Why Can't You Buy a Big Bottle of Headache Pills in England?
Last time I was in London I had a headache, and went to the nearest Boots to buy something for it.
In U.S. drugstores, I’m accustomed to finding half an aisle devoted to headache pills, with bottles ranging from small to very large — at least 200 pills in them. So that’s what I went looking for in Boots, but no such bottle was to be found. The only options were cardboard packets containing maybe 20 pills, with each pill in its own blister packet. (The pills were also larger than U.S. pills.) Hmm, I thought. I guess Boots finds it can charge a lot for a small amount of headache medicine since most people, when they have a headache, aren’t very price-conscious.

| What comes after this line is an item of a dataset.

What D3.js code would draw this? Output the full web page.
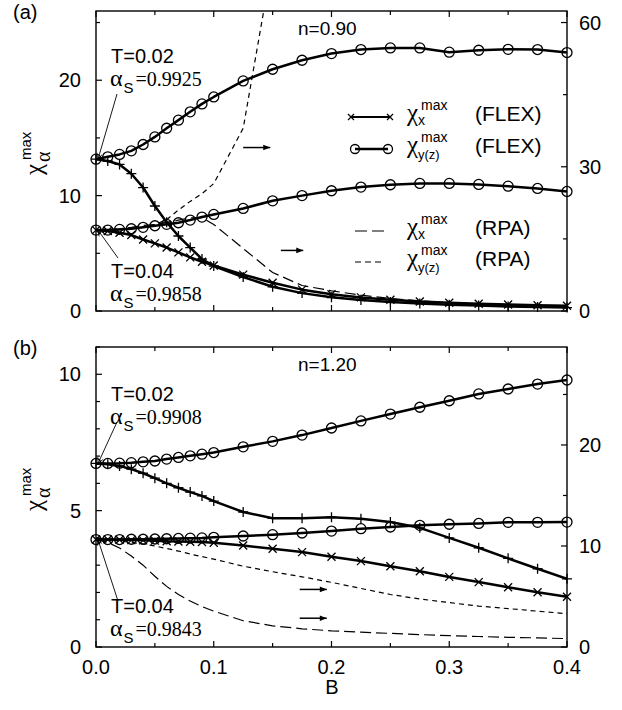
<!DOCTYPE html>
<html>
<head>
<meta charset="utf-8">
<script src="https://cdn.jsdelivr.net/npm/d3@7"></script>
<style>
  body { margin: 0; background: #fff; }
  svg { display: block; }
  text { font-family: "Liberation Sans", Arial, sans-serif; fill: #000; }
  .serif { font-family: "Liberation Serif", "DejaVu Serif", serif; }
</style>
</head>
<body>
<svg id="chart" width="622" height="710"></svg>
<script>
// DATA
const B = [0, 0.01, 0.02, 0.03, 0.04, 0.05, 0.06, 0.07, 0.08, 0.09, 0.1,
           0.125, 0.15, 0.175, 0.2, 0.225, 0.25, 0.275, 0.3, 0.325, 0.35, 0.375, 0.4];
const xTickLabels = ["0.0", "0.1", "0.2", "0.3", "0.4"];

// (a) n=0.90, left axis
const yzA02 = [13.16, 13.36, 13.57, 13.88, 14.43, 15.09, 15.84, 16.54, 17.26, 17.95, 18.55,
               19.94, 20.95, 21.73, 22.31, 22.66, 22.8, 22.8, 22.43, 22.6, 22.68, 22.66, 22.4];
const yzA04 = [7.01, 7.01, 7.07, 7.13, 7.25, 7.39, 7.51, 7.65, 7.88, 8.14, 8.37,
               8.89, 9.55, 10.0, 10.42, 10.74, 10.94, 11.06, 11.06, 10.97, 10.82, 10.62, 10.36];
const xA02 = [13.16, 13.0, 12.7, 11.9, 10.7, 9.1, 7.7, 6.5, 5.5, 4.5, 3.9,
              2.95, 2.1, 1.55, 1.2, 0.95, 0.78, 0.65, 0.55, 0.47, 0.4, 0.35, 0.3];
const xA04 = [7.01, 6.93, 6.78, 6.58, 6.2, 5.86, 5.5, 5.08, 4.65, 4.27, 3.95,
              3.15, 2.45, 1.85, 1.45, 1.18, 0.98, 0.83, 0.72, 0.63, 0.56, 0.5, 0.45];
// (a) RPA, right axis
const rpaXA = [16.8, 16.9, 17.1, 17.4, 17.8, 18.0, 18.4, 18.9, 19.4, 19.4, 18.0,
               13.0, 8.0, 5.3, 4.2, 3.3, 2.6, 2.1, 1.7, 1.4, 1.2, 1.0, 0.9];
const rpaYZA = [16.8, 16.85, 16.95, 17.1, 17.4, 18.0, 19.0, 21.0, 22.8, 24.4, 26.5, 38, 73];

// (b) n=1.20, left axis
const yzB02 = [6.73, 6.73, 6.74, 6.76, 6.79, 6.82, 6.89, 6.95, 7.01, 7.07, 7.13,
               7.34, 7.54, 7.77, 8.03, 8.29, 8.54, 8.79, 9.03, 9.28, 9.46, 9.64, 9.79];
const yzB04 = [3.94, 3.94, 3.94, 3.95, 3.95, 3.96, 3.97, 3.98, 3.99, 4.0, 4.02,
               4.07, 4.12, 4.18, 4.25, 4.34, 4.4, 4.46, 4.5, 4.53, 4.57, 4.57, 4.58];
const xB02 = [6.73, 6.7, 6.64, 6.52, 6.37, 6.19, 6.0, 5.84, 5.68, 5.54, 5.35,
              4.95, 4.72, 4.72, 4.76, 4.7, 4.58, 4.37, 4.0, 3.64, 3.25, 2.87, 2.5];
const xB04 = [3.94, 3.94, 3.93, 3.92, 3.91, 3.9, 3.88, 3.87, 3.86, 3.85, 3.82,
              3.72, 3.6, 3.48, 3.31, 3.15, 2.96, 2.78, 2.57, 2.38, 2.19, 2.01, 1.84];
// (b) RPA, right axis
const rpaYZB = [10.65, 10.6, 10.5, 10.35, 10.2, 10.0, 9.75, 9.5, 9.2, 8.95, 8.7,
                8.0, 7.45, 6.95, 6.4, 5.8, 5.2, 4.75, 4.4, 4.05, 3.8, 3.55, 3.3];
const rpaXB = [10.65, 10.35, 9.8, 9.0, 8.1, 7.0, 6.0, 5.2, 4.55, 4.0, 3.55,
               2.6, 2.1, 1.8, 1.6, 1.47, 1.35, 1.23, 1.12, 1.04, 0.96, 0.9, 0.83];

// LAYOUT
const svg = d3.select("#chart");
const left = 96, right = 567;
const x = d3.scaleLinear().domain([0, 0.4]).range([left, right]);
const SERIF = '"Liberation Serif", "DejaVu Serif", serif';
const SANS = '"Liberation Sans", Arial, sans-serif';

const defs = svg.append("defs");
defs.append("marker").attr("id", "thinhead")
    .attr("viewBox", "0 0 10 10").attr("refX", 10).attr("refY", 5)
    .attr("markerWidth", 8).attr("markerHeight", 6).attr("markerUnits", "userSpaceOnUse")
    .attr("orient", "auto")
  .append("path").attr("d", "M0,0 L10,5 L0,10").attr("fill", "none").attr("stroke", "#000").attr("stroke-width", 1.2);
defs.append("marker").attr("id", "head")
    .attr("viewBox", "0 0 10 10").attr("refX", 10).attr("refY", 5)
    .attr("markerWidth", 9).attr("markerHeight", 7).attr("markerUnits", "userSpaceOnUse")
    .attr("orient", "auto")
  .append("path").attr("d", "M0,1 L10,5 L0,9 Z").attr("fill", "#000");

function pairs(vals) {
  return vals.map((v, i) => [B[i], v]);
}

// chi with superscript "max" and a subscript
function chiLabel(g, px, py, sub) {
  const long = sub.length > 1;
  g.append("text").attr("class", "serif").attr("x", px).attr("y", py)
    .attr("font-size", 25).text("χ");
  g.append("text").attr("x", px + 14).attr("y", py - 11).attr("font-size", 14).text("max");
  g.append("text").attr("x", px + 11).attr("y", py + (long ? 6 : 4))
    .attr("font-size", long ? 13 : 14).text(sub);
}

function drawPanel(p) {
  const g = svg.append("g");
  const yL = d3.scaleLinear().domain([0, p.leftMax]).range([p.bottom, p.top]);
  const yR = d3.scaleLinear().domain([0, p.rightMax]).range([p.bottom, p.top]);

  const clipId = "clip" + p.name;
  defs.append("clipPath").attr("id", clipId)
    .append("rect").attr("x", left).attr("y", p.top).attr("width", right - left).attr("height", p.bottom - p.top);

  // ticks (inward)
  const ticks = g.append("g").attr("stroke", "#000").attr("stroke-width", 1.2);
  d3.range(0, 9).forEach(i => {
    const v = i * 0.05, len = i % 2 === 0 ? 6 : 4;
    ticks.append("line").attr("x1", x(v)).attr("x2", x(v)).attr("y1", p.bottom).attr("y2", p.bottom - len);
    ticks.append("line").attr("x1", x(v)).attr("x2", x(v)).attr("y1", p.top).attr("y2", p.top + len);
  });
  p.leftTicks.forEach(v => {
    const len = p.leftMajor.includes(v) ? 6 : 4;
    ticks.append("line").attr("x1", left).attr("x2", left + len).attr("y1", yL(v)).attr("y2", yL(v));
  });
  p.rightTicks.forEach(v => {
    const len = p.rightMajor.includes(v) ? 6 : 4;
    ticks.append("line").attr("x1", right).attr("x2", right - len).attr("y1", yR(v)).attr("y2", yR(v));
  });

  // tick labels
  g.append("g").attr("text-anchor", "end").attr("font-size", 20)
    .selectAll().data(p.leftMajor).join("text")
      .attr("x", 81).attr("y", d => yL(d)).attr("dy", "0.35em").text(d => d);
  g.append("g").attr("text-anchor", "start").attr("font-size", 20)
    .selectAll().data(p.rightMajor).join("text")
      .attr("x", 579).attr("y", d => yR(d)).attr("dy", "0.35em").text(d => d);

  // curves
  const plot = g.append("g").attr("clip-path", `url(#${clipId})`);
  const lineL = d3.line().x(d => x(d[0])).y(d => yL(d[1]));
  const lineR = d3.line().x(d => x(d[0])).y(d => yR(d[1]));

  plot.append("path").datum(pairs(p.rpaX)).attr("d", lineR)
    .attr("fill", "none").attr("stroke", "#000").attr("stroke-width", 1.2).attr("stroke-dasharray", "11,5");
  plot.append("path").datum(pairs(p.rpaYZ)).attr("d", lineR)
    .attr("fill", "none").attr("stroke", "#000").attr("stroke-width", 1.2).attr("stroke-dasharray", "5,4");

  [p.x02, p.x04, p.yz02, p.yz04].forEach(vals => {
    plot.append("path").datum(pairs(vals)).attr("d", lineL)
      .attr("fill", "none").attr("stroke", "#000").attr("stroke-width", 2.5).attr("stroke-linejoin", "round");
  });

  const mk = g.append("g").attr("stroke", "#000").attr("fill", "none").attr("stroke-width", 1.3);
  [p.yz02, p.yz04].forEach(vals => {
    mk.append("g").selectAll().data(pairs(vals)).join("circle")
      .attr("cx", d => x(d[0])).attr("cy", d => yL(d[1])).attr("r", 5);
  });
  mk.append("g").selectAll().data(pairs(p.x04)).join("path")
    .attr("d", d => { const cx = x(d[0]), cy = yL(d[1]);
      return `M${cx - 4},${cy - 4}L${cx + 4},${cy + 4}M${cx - 4},${cy + 4}L${cx + 4},${cy - 4}`; });
  mk.append("g").selectAll().data(pairs(p.x02)).join("path")
    .attr("d", d => { const cx = x(d[0]), cy = yL(d[1]);
      return `M${cx - 5},${cy}L${cx + 5},${cy}M${cx},${cy - 5}L${cx},${cy + 5}`; });

  // frame
  g.append("rect").attr("x", left).attr("y", p.top).attr("width", right - left).attr("height", p.bottom - p.top)
    .attr("fill", "none").attr("stroke", "#000").attr("stroke-width", 1.4);

  // panel letter, density
  g.append("text").attr("x", 13).attr("y", p.top + 8).attr("font-size", 20).text(p.letter);
  g.append("text").attr("x", 298).attr("y", p.top + 24).attr("font-size", 19).text(p.density);

  // y label
  const yl = g.append("g").attr("transform", `translate(42,${p.top + 164}) rotate(-90)`);
  yl.append("text").attr("class", "serif").attr("x", 0).attr("y", 0).attr("font-size", 25).text("χ");
  yl.append("text").attr("class", "serif").attr("x", 13).attr("y", 8).attr("font-size", 20).text("α");
  yl.append("text").attr("x", 15).attr("y", -11).attr("font-size", 15).text("max");

  // T / alpha annotations
  p.notes.forEach(n => {
    g.append("text").attr("x", 111).attr("y", n.ty).attr("font-size", 20).text(n.T);
    const t = g.append("text").attr("x", 110).attr("y", n.ty + 23);
    t.append("tspan").style("font-family", SERIF).attr("font-size", 24).text("α");
    t.append("tspan").style("font-family", SANS).attr("font-size", 15).attr("dx", 1).attr("dy", 7).text("S");
    t.append("tspan").style("font-family", SERIF).attr("font-size", 20).attr("dx", 2).attr("dy", -7).text(n.alpha);
    g.append("line").attr("x1", n.from[0]).attr("y1", n.from[1])
      .attr("x2", x(0) + 2).attr("y2", yL(n.at))
      .attr("stroke", "#000").attr("stroke-width", 0.9).attr("marker-end", "url(#thinhead)");
  });

  // arrows pointing to the right axis
  p.arrows.forEach(a => {
    g.append("line").attr("x1", x(a[0])).attr("x2", x(a[1])).attr("y1", yR(a[2])).attr("y2", yR(a[2]))
      .attr("stroke", "#000").attr("stroke-width", 1.5).attr("marker-end", "url(#head)");
  });
}

// PANEL (a)
drawPanel({
  name: "a", letter: "(a)", density: "n=0.90", top: 11, bottom: 311,
  leftMax: 26, rightMax: 62.4,
  leftTicks: [0, 5, 10, 15, 20, 25], leftMajor: [0, 10, 20],
  rightTicks: [0, 15, 30, 45, 60], rightMajor: [0, 30, 60],
  yz02: yzA02, yz04: yzA04, x02: xA02, x04: xA04, rpaX: rpaXA, rpaYZ: rpaYZA,
  notes: [
    { T: "T=0.02", alpha: "=0.9925", ty: 63, from: [117, 94], at: 13.16 },
    { T: "T=0.04", alpha: "=0.9858", ty: 278, from: [118, 258], at: 7.01 }
  ],
  arrows: [[0.125, 0.148, 34], [0.157, 0.176, 12.6]]
});

// PANEL (b)
drawPanel({
  name: "b", letter: "(b)", density: "n=1.20", top: 347, bottom: 647,
  leftMax: 11, rightMax: 29.7,
  leftTicks: d3.range(0, 12), leftMajor: [0, 5, 10],
  rightTicks: [0, 5, 10, 15, 20, 25], rightMajor: [0, 10, 20],
  yz02: yzB02, yz04: yzB04, x02: xB02, x04: xB04, rpaX: rpaXB, rpaYZ: rpaYZB,
  notes: [
    { T: "T=0.02", alpha: "=0.9908", ty: 401, from: [117, 422], at: 6.73 },
    { T: "T=0.04", alpha: "=0.9843", ty: 613, from: [118, 601], at: 3.94 }
  ],
  arrows: [[0.173, 0.196, 5.7], [0.173, 0.196, 2.85]]
});

// x tick labels and axis title
svg.append("g").attr("text-anchor", "middle").attr("font-size", 20)
  .selectAll().data(xTickLabels).join("text")
    .attr("x", d => x(+d)).attr("y", 674).text(d => d);
svg.append("text").attr("x", 332).attr("y", 694).attr("text-anchor", "middle").attr("font-size", 20).text("B");

// LEGEND (panel a)
const legend = svg.append("g");
const legendRows = [
  { sub: "x", method: "(FLEX)", y: 121, kind: "cross" },
  { sub: "y(z)", method: "(FLEX)", y: 153, kind: "circle" },
  { sub: "x", method: "(RPA)", y: 235, kind: "long" },
  { sub: "y(z)", method: "(RPA)", y: 266, kind: "short" }
];
legendRows.forEach(r => {
  const ly = r.y - 4;
  if (r.kind === "cross") {
    legend.append("line").attr("x1", 351).attr("x2", 390).attr("y1", ly).attr("y2", ly)
      .attr("stroke", "#000").attr("stroke-width", 2.2);
    [351, 390].forEach(cx => legend.append("path")
      .attr("d", `M${cx - 3},${ly - 3}L${cx + 3},${ly + 3}M${cx - 3},${ly + 3}L${cx + 3},${ly - 3}`)
      .attr("stroke", "#000").attr("stroke-width", 1.2));
  } else if (r.kind === "circle") {
    legend.append("line").attr("x1", 355).attr("x2", 388).attr("y1", ly).attr("y2", ly)
      .attr("stroke", "#000").attr("stroke-width", 2.5);
    [355, 388].forEach(cx => legend.append("circle").attr("cx", cx).attr("cy", ly).attr("r", 4.5)
      .attr("fill", "none").attr("stroke", "#000").attr("stroke-width", 1.3));
  } else {
    legend.append("line").attr("x1", 355).attr("x2", 385).attr("y1", ly).attr("y2", ly)
      .attr("stroke", "#000").attr("stroke-width", 1.2)
      .attr("stroke-dasharray", r.kind === "long" ? "12,5" : "6,4");
  }
  chiLabel(legend, 407, r.y, r.sub);
  legend.append("text").attr("x", 475).attr("y", r.y).attr("font-size", 21).text(r.method);
});
</script>
</body>
</html>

But I recently learned the real reason for this phenomenon while interviewing David Lester, a psychologist at the Richard Stockton College of New Jersey who is the dean of suicide (and death) research. (We are producing an hour-long Freakonomics Radio special on suicide.) We were discussing the efficacy of SSRI’s on treating depression (and fighting suicide) when he explained why it’s hard to find a big bottle of headache pills in England:
LESTER: And although there was a lot of publicity in recent years about the dangers of the SSRI, the serotonin reuptake inhibitors, like Paxil, and Zoloft, and Prozac, the death rate of people taking those medications is much less than people taking the older antidepressants. They’re much safer. There are fewer suicides, and there are fewer accidental overdoses. There still is some concern about adolescents, but on the whole they’re the much safer ones. In England and Europe, Tylenol is sold under the name Paracetamol, and that’s used for huge numbers of overdoses, which on the whole aren’t lethal but leave the people with kidney damage and often of dialysis for the rest of their lives.
DUBNER: That’s interesting, yeah. I was in London recently and had a headache, and went to buy some acetaminophen or ibuprofen and noticed that in a drugstore I couldn’t seem to find anything larger than a container of maybe twenty or twenty-five pills in those foil sheets where you have to punch one out.

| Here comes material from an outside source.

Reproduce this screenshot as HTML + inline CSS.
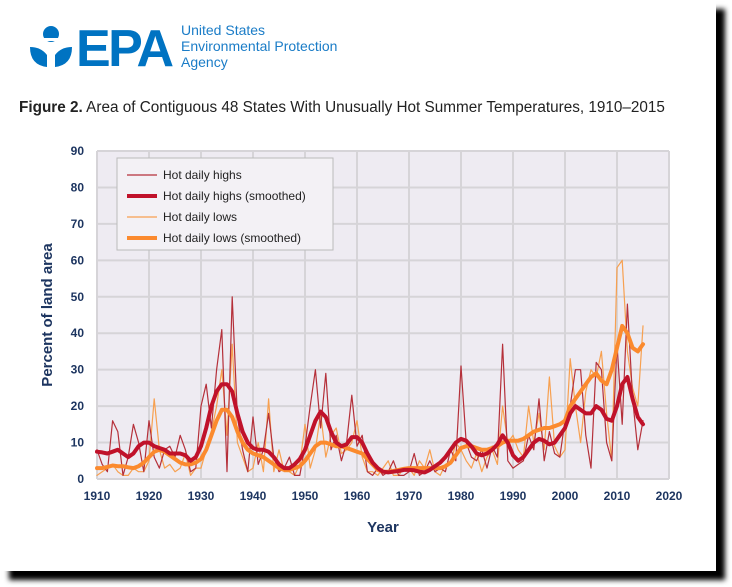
<!DOCTYPE html>
<html><head><meta charset="utf-8">
<style>
html,body{margin:0;padding:0;background:#fff;width:732px;height:587px;overflow:hidden}
#card{position:absolute;left:0;top:0;width:716px;height:571px;background:#fff;box-shadow:9px 9px 5px #000}
.t{font-family:"Liberation Sans",sans-serif}
</style></head><body>
<div id="card">
<svg width="732" height="587" style="position:absolute;left:0;top:0">
 <g fill="#0073c2">
  <circle cx="51" cy="34" r="8"/>
  <path d="M39 38 h24 v3 h-24z" fill="#fff"/>
  <path d="M30 47 q0 18 17 20 v-12 q-6 -8 -17 -8z"/>
  <path d="M72 47 q0 18 -17 20 v-12 q6 -8 17 -8z"/>
  <text x="76" y="66" font-family="Liberation Sans,sans-serif" font-weight="bold" font-size="52" letter-spacing="-2.5">EPA</text>
 </g>
 <text class="t" x="181" y="35" font-size="14" fill="#1a7cc7">United States</text>
 <text class="t" x="181" y="51" font-size="14" fill="#1a7cc7">Environmental Protection</text>
 <text class="t" x="181" y="67" font-size="14" fill="#1a7cc7">Agency</text>
 <text class="t" x="19" y="112" font-size="15.3" fill="#222"><tspan font-weight="bold">Figure 2.</tspan> Area of Contiguous 48 States With Unusually Hot Summer Temperatures, 1910–2015</text>
 <rect x="97" y="151" width="572" height="328" fill="#eeebf2"/>
 <g id="grid"></g>
 <g id="series"></g>
 <g id="axes"></g>
 <text class="t" transform="translate(52,315) rotate(-90)" text-anchor="middle" font-size="15" font-weight="bold" fill="#1d3560">Percent of land area</text>
 <text class="t" x="383" y="532" text-anchor="middle" font-size="15" font-weight="bold" fill="#1d3560">Year</text>
 <g>
  <rect x="117" y="158" width="216" height="92" fill="#f3f1f5" stroke="#bbb" stroke-width="1"/>
  <line x1="127" y1="175" x2="157" y2="175" stroke="#b5303a" stroke-width="1.2"/>
  <text class="t" x="163" y="179" font-size="12" fill="#222">Hot daily highs</text>
  <line x1="127" y1="196" x2="157" y2="196" stroke="#c0122a" stroke-width="4"/>
  <text class="t" x="163" y="200" font-size="12" fill="#222">Hot daily highs (smoothed)</text>
  <line x1="127" y1="217" x2="157" y2="217" stroke="#f7a050" stroke-width="1.2"/>
  <text class="t" x="163" y="221" font-size="12" fill="#222">Hot daily lows</text>
  <line x1="127" y1="238" x2="157" y2="238" stroke="#fb8a2e" stroke-width="4"/>
  <text class="t" x="163" y="242" font-size="12" fill="#222">Hot daily lows (smoothed)</text>
 </g>
</svg>
</div>
<script>
const startYear = 1910;
const xTicks = [1910,1920,1930,1940,1950,1960,1970,1980,1990,2000,2010,2020];
const yTicks = [0,10,20,30,40,50,60,70,80,90];
const highs = [8,4,2,16,13,1,6,15,10,2, 16,6,3,8,9,6,12,8,2,3, 20,26,14,30,41,2,50,17,8,2, 17,4,8,18,6,2,3,6,1,1, 9,20,30,14,29,8,12,5,10,23, 9,12,2,1,3,1,2,5,1,1, 2,7,1,2,5,2,3,2,8,5, 31,10,6,5,8,3,9,6,37,5, 3,4,5,12,8,22,5,13,7,6, 16,20,30,30,12,3,32,30,10,5, 37,15,48,22,8,16];
const highsSmoothed = [7.5,7.3,7,7.5,8,7,6,7,9,10, 10,9,8.5,8,7,7,7,6.5,5,6, 9,14,20,24,26,26,24,18,13,10, 8.5,8,8,7.5,6,4,3,3,4,5.5, 8,12,16,18.5,17,13,10,9,9.5,11.5, 11.5,10,7,4.5,3,2,1.8,2,2.2,2.5, 2.5,2.4,2,1.8,2.5,3.5,4.5,6,8,10, 11,10.5,9,7,6.5,7,8,9.5,12,10, 6.5,5,6,8,10,11,10.5,9.5,10,12, 14,18,20,19,18,18,20,19,16.5,16, 20,26,28,22,17,15];
const lows = [1,2,3,4,2,1,1,3,2,2, 5,22,8,3,4,2,3,7,1,3, 3,8,13,20,30,12,37,10,6,2, 3,10,2,22,2,8,2,2,1,4, 15,3,8,18,6,12,14,7,8,10, 16,6,2,2,1,3,5,1,1,3, 3,1,5,3,8,2,1,4,4,10, 8,5,3,7,2,6,8,4,20,10, 12,8,6,20,10,18,8,28,9,6, 8,33,20,10,24,30,28,35,18,5, 58,60,35,25,20,42];
const lowsSmoothed = [3,3,3.3,3.7,3.5,3.5,3.2,3,3.5,4.5, 6,7.5,8,7.5,6.5,5.5,4.5,4,4,4.5, 5.5,8,12,16,19,19,17,13,10,8, 7,6.5,6,5,4,3,2.5,2.5,3,3.5, 5,7,9,10,10,9.5,9,9,8.5,8, 7.5,7,5.5,4,2.5,2,2,2.2,2.5,2.8, 3,3,3,3,3,3,3,3.5,4.5,6.5, 8.5,9,9,8.5,8,8,8.5,9,10,10.5, 10.5,10.5,11,12,13,13.5,14,14,14.5,15, 16,20,22,24,26,28,29,27,26,30, 36,42,40,36,35,37];

const NS='http://www.w3.org/2000/svg';
const X=yr=>97+(yr-1910)*(572/110);
const Y=v=>479-v*(328/90);
function mk(tag,attrs,parent){const e=document.createElementNS(NS,tag);for(const k in attrs)e.setAttribute(k,attrs[k]);parent.appendChild(e);return e;}
const grid=document.getElementById('grid'),axes=document.getElementById('axes'),ser=document.getElementById('series');
xTicks.forEach(t=>{
 const l=mk('line',{x1:X(t),x2:X(t),y1:151,y2:479,stroke:'#d6d4d8','stroke-width':2},grid);
 
 
 const tx=mk('text',{x:X(t),y:500,'text-anchor':'middle','font-size':12,'font-weight':'bold',fill:'#1d3560','font-family':'Liberation Sans,sans-serif'},axes);
 tx.textContent=t;
 
 
});
yTicks.forEach(t=>{
 const l=mk('line',{x1:97,x2:669,y1:Y(t),y2:Y(t),stroke:'#d6d4d8','stroke-width':2},grid);
 
 
 const tx=mk('text',{x:84,y:Y(t)+4,'text-anchor':'end','font-size':12,'font-weight':'bold',fill:'#1d3560','font-family':'Liberation Sans,sans-serif'},axes);
 tx.textContent=t;
 
 
});
function line(arr,color,w,name){
 const d=arr.map((v,i)=>(i?'L':'M')+X(startYear+i).toFixed(1)+' '+Y(v).toFixed(1)).join(' ');
 const p=mk('path',{d:d,fill:'none',stroke:color,'stroke-width':w,'stroke-linejoin':'round','stroke-linecap':'round'},ser);
 
 
}
line(lows,'#f7a050',1.2,'hot-daily-lows-line');
line(highs,'#b5303a',1.2,'hot-daily-highs-line');
line(lowsSmoothed,'#fb8a2e',4,'hot-daily-lows-smoothed-line');
line(highsSmoothed,'#c0122a',4,'hot-daily-highs-smoothed-line');
</script>
</body></html>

LESTER: They started doing that about five years ago, and they restrict the numbers, and they put them in plastic blisters so you have to tear them out. And again, you’d think all I have to do is go to six drugstores, you know, buy packets in each of them, all I have to do is just tear them out. But it has cut down the number of overdoses. It’s also cut down the number of serious overdoses that have led to kidney damage. Now, very few people died of an acetaminophen overdose. So it’s been hard to document that it cut the number of deaths, but certainly the number of attempts. The overdoses with it have been cut dramatically. And they did think about other things. You know, they did think about putting bitter tasting substances in it, or a substance that would make you vomit if you took too many. But they decided that was perhaps…That would interfere with the appropriate use of an analgesic such as Tylenol or aspirin. You know, the people who really needed them for headache would find it unpleasant to take them. … It’s been remarkable, a success, that.
DUBNER: Now, let me ask you…
LESTER: I’m glad you had that experience. It shows that it’s, that the drugstores are actually applying it, I mean they are following the rules.
It is of course a larger question as to how valuable such a rule is. But I’m happy to at least have an explanation.